Directions - Search the material for the word "this" and report each line where it turns up.

Task inputs -
════

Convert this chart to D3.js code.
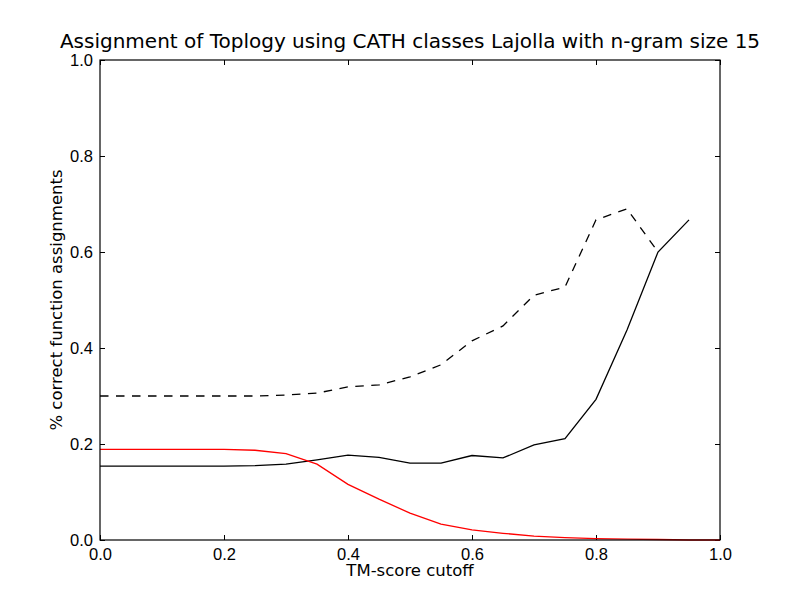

════

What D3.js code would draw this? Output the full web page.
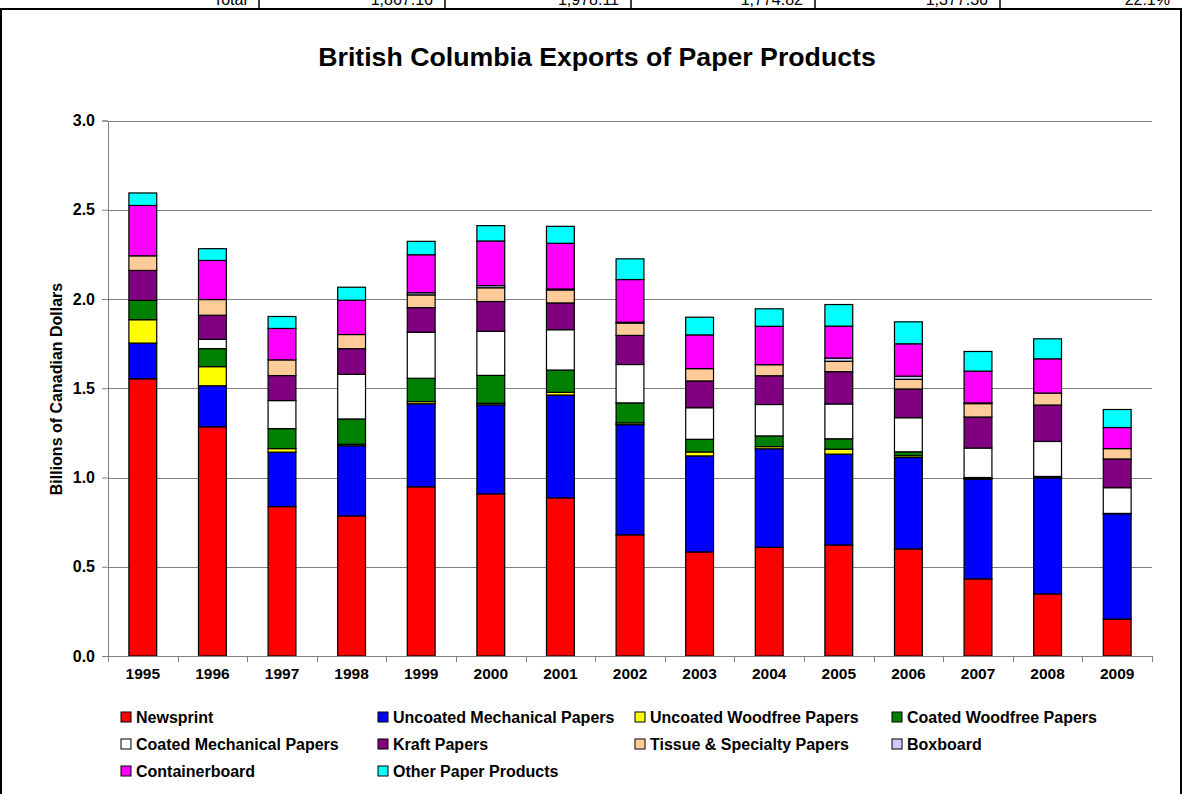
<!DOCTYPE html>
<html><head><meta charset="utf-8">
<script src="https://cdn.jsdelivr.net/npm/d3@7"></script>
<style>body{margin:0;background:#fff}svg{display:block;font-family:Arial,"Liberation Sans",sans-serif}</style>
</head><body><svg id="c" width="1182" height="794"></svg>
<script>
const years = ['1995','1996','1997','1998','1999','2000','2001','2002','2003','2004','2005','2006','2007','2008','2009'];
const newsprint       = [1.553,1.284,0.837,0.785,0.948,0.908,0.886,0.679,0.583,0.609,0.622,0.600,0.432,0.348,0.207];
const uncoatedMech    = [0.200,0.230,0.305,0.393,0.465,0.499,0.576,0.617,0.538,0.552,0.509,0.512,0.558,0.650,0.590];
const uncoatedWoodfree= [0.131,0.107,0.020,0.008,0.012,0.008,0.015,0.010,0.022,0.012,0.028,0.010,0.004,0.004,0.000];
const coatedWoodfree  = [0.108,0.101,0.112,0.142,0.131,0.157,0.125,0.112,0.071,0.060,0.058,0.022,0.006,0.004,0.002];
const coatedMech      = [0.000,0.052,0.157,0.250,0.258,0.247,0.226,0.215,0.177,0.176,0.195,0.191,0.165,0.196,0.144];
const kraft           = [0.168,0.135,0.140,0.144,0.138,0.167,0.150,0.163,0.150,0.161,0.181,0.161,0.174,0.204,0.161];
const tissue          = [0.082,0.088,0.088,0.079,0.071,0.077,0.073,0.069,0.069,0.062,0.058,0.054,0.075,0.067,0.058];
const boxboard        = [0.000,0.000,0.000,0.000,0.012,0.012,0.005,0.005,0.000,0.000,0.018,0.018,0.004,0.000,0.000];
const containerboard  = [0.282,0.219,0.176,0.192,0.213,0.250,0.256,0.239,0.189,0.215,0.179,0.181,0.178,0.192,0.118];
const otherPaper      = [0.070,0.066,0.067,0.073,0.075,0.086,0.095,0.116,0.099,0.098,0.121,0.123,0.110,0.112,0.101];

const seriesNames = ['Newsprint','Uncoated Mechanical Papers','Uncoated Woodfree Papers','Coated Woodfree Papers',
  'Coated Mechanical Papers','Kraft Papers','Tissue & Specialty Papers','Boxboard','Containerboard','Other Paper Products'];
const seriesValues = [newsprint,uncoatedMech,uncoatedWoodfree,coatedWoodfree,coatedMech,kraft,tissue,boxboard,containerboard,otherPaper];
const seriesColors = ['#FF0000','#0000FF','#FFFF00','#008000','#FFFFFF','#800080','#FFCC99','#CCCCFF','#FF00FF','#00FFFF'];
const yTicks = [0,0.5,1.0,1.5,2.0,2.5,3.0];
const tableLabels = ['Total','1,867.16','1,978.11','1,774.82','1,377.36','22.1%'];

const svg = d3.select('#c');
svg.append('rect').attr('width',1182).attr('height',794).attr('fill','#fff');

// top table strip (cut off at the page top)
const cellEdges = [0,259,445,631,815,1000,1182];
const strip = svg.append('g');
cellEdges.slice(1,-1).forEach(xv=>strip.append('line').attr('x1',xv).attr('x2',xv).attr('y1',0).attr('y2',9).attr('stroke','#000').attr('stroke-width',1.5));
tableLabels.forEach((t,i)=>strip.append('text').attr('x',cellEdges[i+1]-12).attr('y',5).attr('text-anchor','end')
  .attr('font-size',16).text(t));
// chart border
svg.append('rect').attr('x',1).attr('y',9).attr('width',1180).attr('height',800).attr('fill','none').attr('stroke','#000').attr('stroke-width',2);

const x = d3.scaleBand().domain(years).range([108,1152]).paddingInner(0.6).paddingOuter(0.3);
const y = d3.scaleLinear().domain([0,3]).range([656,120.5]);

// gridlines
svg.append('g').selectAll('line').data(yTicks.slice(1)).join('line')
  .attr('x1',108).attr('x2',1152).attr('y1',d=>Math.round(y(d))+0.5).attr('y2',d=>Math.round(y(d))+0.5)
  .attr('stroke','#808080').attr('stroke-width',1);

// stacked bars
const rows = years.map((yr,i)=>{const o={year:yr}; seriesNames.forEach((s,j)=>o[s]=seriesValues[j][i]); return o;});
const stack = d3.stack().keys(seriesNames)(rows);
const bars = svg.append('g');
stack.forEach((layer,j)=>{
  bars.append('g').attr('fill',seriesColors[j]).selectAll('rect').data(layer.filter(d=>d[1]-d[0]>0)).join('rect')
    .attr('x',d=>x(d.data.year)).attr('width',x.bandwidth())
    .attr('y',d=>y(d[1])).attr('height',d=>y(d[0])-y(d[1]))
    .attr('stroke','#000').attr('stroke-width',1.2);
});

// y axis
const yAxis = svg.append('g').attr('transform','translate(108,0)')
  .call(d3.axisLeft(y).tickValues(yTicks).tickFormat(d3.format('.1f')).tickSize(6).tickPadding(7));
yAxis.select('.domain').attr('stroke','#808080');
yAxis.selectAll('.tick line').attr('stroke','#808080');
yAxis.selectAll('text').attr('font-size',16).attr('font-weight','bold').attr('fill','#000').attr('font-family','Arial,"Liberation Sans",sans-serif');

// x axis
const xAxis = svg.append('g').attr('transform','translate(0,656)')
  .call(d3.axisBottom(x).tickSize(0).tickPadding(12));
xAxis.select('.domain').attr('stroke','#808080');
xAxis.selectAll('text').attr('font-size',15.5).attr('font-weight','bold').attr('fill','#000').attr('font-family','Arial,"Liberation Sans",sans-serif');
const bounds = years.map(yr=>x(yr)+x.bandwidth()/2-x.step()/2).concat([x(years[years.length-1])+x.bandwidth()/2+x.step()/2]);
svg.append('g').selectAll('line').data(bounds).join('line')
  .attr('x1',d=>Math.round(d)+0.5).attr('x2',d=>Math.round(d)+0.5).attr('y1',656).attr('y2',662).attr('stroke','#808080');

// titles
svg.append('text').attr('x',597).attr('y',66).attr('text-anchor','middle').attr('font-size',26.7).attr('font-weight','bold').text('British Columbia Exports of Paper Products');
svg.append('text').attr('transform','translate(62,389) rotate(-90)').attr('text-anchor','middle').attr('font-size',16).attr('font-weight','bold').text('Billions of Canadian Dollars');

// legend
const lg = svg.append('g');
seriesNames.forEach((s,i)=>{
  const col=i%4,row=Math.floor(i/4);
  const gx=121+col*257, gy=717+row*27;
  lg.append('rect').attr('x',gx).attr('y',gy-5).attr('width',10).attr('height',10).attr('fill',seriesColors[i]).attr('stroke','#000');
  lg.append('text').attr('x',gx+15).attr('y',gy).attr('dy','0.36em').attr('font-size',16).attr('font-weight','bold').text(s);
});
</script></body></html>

════

Solution below -
Convert this chart to D3.js code.
What D3.js code would draw this? Output the full web page.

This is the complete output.